The discussion took a turn to the most recent rotation of 20-04 where his 1st Brigade was put to the test during the 14 days. The general Aguto was asked what advantages he passed along to his Brigade with his prior Blackhorse time. He responded with “Oh I gave them everything. I told them how you fought, exactly what ground to kill em on but, you know the beauty of this place you can give them the answer but brigades generally hurt themselves with their inability to do certain things. My advantage to them was I told them everything I knew about this place but if they don’t come in ready to execute they just hurt themselves.” Aguto compared the ferocity of the Blackhorse fight now to when he was Colonel as the “same, whether we were doing it as an MRE (Mission Rehearsal Exercise) or whether we were doing it as large ground scale combat operations. That esprit de corps from this Regiment makes every soldier here, every Trooper here feel like part of a team which really makes you probably one of the most formidable forces on the battlefield.” After the capabilities brief and a bit of discussion about the most recent rotation the group moved to the Blackhorse conference room where Aguto led a short Leaders Professional Development (LPD) question and answer.

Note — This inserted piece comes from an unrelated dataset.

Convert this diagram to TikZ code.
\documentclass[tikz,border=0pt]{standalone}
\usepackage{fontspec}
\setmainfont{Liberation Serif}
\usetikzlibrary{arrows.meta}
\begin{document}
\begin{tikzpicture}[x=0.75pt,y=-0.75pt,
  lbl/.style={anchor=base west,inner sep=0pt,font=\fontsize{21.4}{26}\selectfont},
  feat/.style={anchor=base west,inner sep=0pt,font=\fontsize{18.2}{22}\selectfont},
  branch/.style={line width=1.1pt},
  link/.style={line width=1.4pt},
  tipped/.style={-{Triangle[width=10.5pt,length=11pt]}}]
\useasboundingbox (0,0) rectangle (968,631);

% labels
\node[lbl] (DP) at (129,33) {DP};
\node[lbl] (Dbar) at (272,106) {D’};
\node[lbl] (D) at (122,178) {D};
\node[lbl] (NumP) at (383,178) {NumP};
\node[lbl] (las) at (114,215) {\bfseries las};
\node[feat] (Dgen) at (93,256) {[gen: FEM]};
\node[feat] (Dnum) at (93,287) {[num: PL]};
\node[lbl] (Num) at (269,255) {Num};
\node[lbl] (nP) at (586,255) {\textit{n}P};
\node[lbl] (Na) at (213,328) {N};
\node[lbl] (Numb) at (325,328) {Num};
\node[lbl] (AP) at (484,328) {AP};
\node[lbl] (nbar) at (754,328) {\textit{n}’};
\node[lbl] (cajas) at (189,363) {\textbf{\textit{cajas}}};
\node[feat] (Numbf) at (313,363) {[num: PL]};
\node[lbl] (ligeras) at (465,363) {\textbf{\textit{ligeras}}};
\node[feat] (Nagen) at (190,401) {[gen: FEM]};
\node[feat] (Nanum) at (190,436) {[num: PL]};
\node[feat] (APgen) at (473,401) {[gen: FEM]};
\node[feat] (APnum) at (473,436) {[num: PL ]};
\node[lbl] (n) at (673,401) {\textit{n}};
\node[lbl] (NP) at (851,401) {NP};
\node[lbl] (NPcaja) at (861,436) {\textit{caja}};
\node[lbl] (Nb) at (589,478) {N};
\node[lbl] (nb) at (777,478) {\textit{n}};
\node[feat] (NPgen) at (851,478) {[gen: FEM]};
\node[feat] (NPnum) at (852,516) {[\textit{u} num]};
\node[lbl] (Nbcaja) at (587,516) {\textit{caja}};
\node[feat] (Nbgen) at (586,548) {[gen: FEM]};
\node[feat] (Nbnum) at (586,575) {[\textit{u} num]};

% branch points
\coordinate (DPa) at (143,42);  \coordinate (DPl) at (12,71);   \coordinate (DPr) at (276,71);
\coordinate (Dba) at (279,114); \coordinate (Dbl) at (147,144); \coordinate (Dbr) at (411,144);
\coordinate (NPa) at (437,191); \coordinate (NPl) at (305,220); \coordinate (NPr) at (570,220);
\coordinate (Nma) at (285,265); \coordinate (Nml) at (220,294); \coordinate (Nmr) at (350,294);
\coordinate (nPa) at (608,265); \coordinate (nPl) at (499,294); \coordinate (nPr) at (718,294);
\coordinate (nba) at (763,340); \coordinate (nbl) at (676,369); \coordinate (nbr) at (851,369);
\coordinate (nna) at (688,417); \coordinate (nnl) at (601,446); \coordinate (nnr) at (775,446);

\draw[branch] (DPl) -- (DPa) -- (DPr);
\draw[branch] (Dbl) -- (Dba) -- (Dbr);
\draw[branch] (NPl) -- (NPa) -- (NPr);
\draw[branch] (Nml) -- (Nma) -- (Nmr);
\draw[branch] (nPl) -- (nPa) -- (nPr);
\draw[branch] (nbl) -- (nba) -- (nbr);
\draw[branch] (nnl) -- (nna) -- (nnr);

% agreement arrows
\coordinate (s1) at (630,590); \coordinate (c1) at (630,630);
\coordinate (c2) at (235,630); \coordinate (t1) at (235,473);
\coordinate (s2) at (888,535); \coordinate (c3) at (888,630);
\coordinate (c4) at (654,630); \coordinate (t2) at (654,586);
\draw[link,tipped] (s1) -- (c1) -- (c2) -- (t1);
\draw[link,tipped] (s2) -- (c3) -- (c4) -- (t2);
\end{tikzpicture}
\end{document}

The target audience for the Regiment was Troop Commanders, 1st Sergeants, Squadron Command teams and Regimental Staff. During this time He shared that “my greatest accomplishment as RCO was, when I was here, we did the swap. We went from an MRE (mission rehearsal exercise) Regiment fighting COIN (counterinsurgency) to a Regiment that had to learn to fight large-scale ground-combat operations. That was something else to watch, now you guys are definitely better than we ever were back then but, to get the Regiment back into fighting maneuver; that was pretty awesome to see.” Topics of discussion ranged from specific event that occurred during rotation to overall Army Doctrine and the modernization of the US Military. He offered words of advice for the leaders while here at Fort Irwin; “when you are here you have to take every opportunity you have to still remember your craft. So, if I’m an M1 Tanker there are certain things you apply as an M1 Tanker driving an MBT [Main Battle Tank] but you still have the responsibility to know your craft as an M1 Tanker or a Bradley driver, or a Scout, or an Infantry squad. So, again taking the lessons you learn as OPFOR [opposing forces] and applying it to what your craft is going to be when you go and practicing that every time you go out in the box.” Aguto then shared some advice to the Troopers when returning to the conventional Army; “take the lessons you learned here and figure out how to apply it to what you’re going to do next. There are a lot of lessons that get lost. If RTU [rotational training unit] or brigades can figure out how to synchronize enablers, or build the deep fight, or understand the picture like you do in the Regiment they would be significantly better.” Upon completion of the LPD the time transitioned into a celebration of Cavalry traditions with sharing of stories from the rotation and building comradery amongst Troopers. Overall this engagement allowed current Troopers to learn about the past of the Regiment and to get candid feedback as to how they have developed over the years in replicating a lethal near-peer threat.